## [WHAT TO PRODUCE]
Copy down all of the data underneath, exactly as shown.

## [INFORMATION PROVIDED]
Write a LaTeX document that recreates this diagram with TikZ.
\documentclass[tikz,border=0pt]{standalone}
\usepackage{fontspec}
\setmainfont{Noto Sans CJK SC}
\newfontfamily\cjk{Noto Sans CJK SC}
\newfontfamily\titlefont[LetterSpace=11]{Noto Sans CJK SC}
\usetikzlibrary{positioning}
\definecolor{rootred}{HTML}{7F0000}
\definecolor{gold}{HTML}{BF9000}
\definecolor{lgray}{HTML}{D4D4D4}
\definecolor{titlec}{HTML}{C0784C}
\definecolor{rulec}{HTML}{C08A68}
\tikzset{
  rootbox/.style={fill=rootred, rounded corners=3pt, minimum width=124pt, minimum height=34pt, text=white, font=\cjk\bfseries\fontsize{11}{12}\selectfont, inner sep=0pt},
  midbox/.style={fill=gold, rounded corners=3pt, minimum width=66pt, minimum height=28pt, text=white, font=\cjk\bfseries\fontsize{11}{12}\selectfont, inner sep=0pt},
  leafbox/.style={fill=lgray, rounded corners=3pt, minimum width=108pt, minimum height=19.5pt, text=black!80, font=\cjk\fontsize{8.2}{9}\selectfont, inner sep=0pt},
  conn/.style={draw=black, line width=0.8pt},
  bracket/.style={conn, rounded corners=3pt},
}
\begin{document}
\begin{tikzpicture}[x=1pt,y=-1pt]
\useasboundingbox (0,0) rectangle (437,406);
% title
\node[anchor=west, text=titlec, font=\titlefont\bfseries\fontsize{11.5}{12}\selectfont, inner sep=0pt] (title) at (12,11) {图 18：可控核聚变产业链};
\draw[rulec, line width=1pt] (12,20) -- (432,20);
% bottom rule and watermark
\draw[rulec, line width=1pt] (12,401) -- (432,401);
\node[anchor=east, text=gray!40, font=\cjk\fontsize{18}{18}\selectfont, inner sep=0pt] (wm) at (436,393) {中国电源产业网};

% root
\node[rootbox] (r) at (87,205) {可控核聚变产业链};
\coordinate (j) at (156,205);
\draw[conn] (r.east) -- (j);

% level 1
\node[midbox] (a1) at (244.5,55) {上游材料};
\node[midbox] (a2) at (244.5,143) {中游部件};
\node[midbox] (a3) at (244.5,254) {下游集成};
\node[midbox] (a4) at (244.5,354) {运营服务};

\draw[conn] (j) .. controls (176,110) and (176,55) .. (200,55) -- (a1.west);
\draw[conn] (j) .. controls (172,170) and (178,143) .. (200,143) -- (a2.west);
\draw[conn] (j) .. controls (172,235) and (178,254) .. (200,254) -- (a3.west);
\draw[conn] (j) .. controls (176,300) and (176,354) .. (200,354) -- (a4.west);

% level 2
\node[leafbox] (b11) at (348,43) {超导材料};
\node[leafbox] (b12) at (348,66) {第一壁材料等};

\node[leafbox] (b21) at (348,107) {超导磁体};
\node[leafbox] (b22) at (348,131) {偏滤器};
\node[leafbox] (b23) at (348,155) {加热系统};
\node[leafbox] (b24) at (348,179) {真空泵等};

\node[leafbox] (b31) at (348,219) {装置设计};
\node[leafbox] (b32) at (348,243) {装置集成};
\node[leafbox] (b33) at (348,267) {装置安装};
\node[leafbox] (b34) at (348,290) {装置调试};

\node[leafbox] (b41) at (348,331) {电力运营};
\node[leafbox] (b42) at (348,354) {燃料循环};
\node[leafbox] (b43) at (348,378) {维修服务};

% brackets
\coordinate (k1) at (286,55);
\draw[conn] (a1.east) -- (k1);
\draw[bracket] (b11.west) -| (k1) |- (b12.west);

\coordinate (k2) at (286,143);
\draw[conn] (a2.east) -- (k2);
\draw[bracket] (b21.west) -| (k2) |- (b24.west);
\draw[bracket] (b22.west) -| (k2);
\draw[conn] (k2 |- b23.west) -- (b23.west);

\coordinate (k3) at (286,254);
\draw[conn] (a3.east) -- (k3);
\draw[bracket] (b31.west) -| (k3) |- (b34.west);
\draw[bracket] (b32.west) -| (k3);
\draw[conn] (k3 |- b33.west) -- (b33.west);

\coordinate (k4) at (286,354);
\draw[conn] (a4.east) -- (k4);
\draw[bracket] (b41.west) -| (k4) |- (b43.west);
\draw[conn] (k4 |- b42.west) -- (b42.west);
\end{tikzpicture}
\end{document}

## [WORKED ANSWER]
Write a LaTeX document that recreates this diagram with TikZ.
\documentclass[tikz,border=0pt]{standalone}
\usepackage{fontspec}
\setmainfont{Noto Sans CJK SC}
\newfontfamily\cjk{Noto Sans CJK SC}
\newfontfamily\titlefont[LetterSpace=11]{Noto Sans CJK SC}
\usetikzlibrary{positioning}
\definecolor{rootred}{HTML}{7F0000}
\definecolor{gold}{HTML}{BF9000}
\definecolor{lgray}{HTML}{D4D4D4}
\definecolor{titlec}{HTML}{C0784C}
\definecolor{rulec}{HTML}{C08A68}
\tikzset{
  rootbox/.style={fill=rootred, rounded corners=3pt, minimum width=124pt, minimum height=34pt, text=white, font=\cjk\bfseries\fontsize{11}{12}\selectfont, inner sep=0pt},
  midbox/.style={fill=gold, rounded corners=3pt, minimum width=66pt, minimum height=28pt, text=white, font=\cjk\bfseries\fontsize{11}{12}\selectfont, inner sep=0pt},
  leafbox/.style={fill=lgray, rounded corners=3pt, minimum width=108pt, minimum height=19.5pt, text=black!80, font=\cjk\fontsize{8.2}{9}\selectfont, inner sep=0pt},
  conn/.style={draw=black, line width=0.8pt},
  bracket/.style={conn, rounded corners=3pt},
}
\begin{document}
\begin{tikzpicture}[x=1pt,y=-1pt]
\useasboundingbox (0,0) rectangle (437,406);
% title
\node[anchor=west, text=titlec, font=\titlefont\bfseries\fontsize{11.5}{12}\selectfont, inner sep=0pt] (title) at (12,11) {图 18：可控核聚变产业链};
\draw[rulec, line width=1pt] (12,20) -- (432,20);
% bottom rule and watermark
\draw[rulec, line width=1pt] (12,401) -- (432,401);
\node[anchor=east, text=gray!40, font=\cjk\fontsize{18}{18}\selectfont, inner sep=0pt] (wm) at (436,393) {中国电源产业网};

% root
\node[rootbox] (r) at (87,205) {可控核聚变产业链};
\coordinate (j) at (156,205);
\draw[conn] (r.east) -- (j);

% level 1
\node[midbox] (a1) at (244.5,55) {上游材料};
\node[midbox] (a2) at (244.5,143) {中游部件};
\node[midbox] (a3) at (244.5,254) {下游集成};
\node[midbox] (a4) at (244.5,354) {运营服务};

\draw[conn] (j) .. controls (176,110) and (176,55) .. (200,55) -- (a1.west);
\draw[conn] (j) .. controls (172,170) and (178,143) .. (200,143) -- (a2.west);
\draw[conn] (j) .. controls (172,235) and (178,254) .. (200,254) -- (a3.west);
\draw[conn] (j) .. controls (176,300) and (176,354) .. (200,354) -- (a4.west);

% level 2
\node[leafbox] (b11) at (348,43) {超导材料};
\node[leafbox] (b12) at (348,66) {第一壁材料等};

\node[leafbox] (b21) at (348,107) {超导磁体};
\node[leafbox] (b22) at (348,131) {偏滤器};
\node[leafbox] (b23) at (348,155) {加热系统};
\node[leafbox] (b24) at (348,179) {真空泵等};

\node[leafbox] (b31) at (348,219) {装置设计};
\node[leafbox] (b32) at (348,243) {装置集成};
\node[leafbox] (b33) at (348,267) {装置安装};
\node[leafbox] (b34) at (348,290) {装置调试};

\node[leafbox] (b41) at (348,331) {电力运营};
\node[leafbox] (b42) at (348,354) {燃料循环};
\node[leafbox] (b43) at (348,378) {维修服务};

% brackets
\coordinate (k1) at (286,55);
\draw[conn] (a1.east) -- (k1);
\draw[bracket] (b11.west) -| (k1) |- (b12.west);

\coordinate (k2) at (286,143);
\draw[conn] (a2.east) -- (k2);
\draw[bracket] (b21.west) -| (k2) |- (b24.west);
\draw[bracket] (b22.west) -| (k2);
\draw[conn] (k2 |- b23.west) -- (b23.west);

\coordinate (k3) at (286,254);
\draw[conn] (a3.east) -- (k3);
\draw[bracket] (b31.west) -| (k3) |- (b34.west);
\draw[bracket] (b32.west) -| (k3);
\draw[conn] (k3 |- b33.west) -- (b33.west);

\coordinate (k4) at (286,354);
\draw[conn] (a4.east) -- (k4);
\draw[bracket] (b41.west) -| (k4) |- (b43.west);
\draw[conn] (k4 |- b42.west) -- (b42.west);
\end{tikzpicture}
\end{document}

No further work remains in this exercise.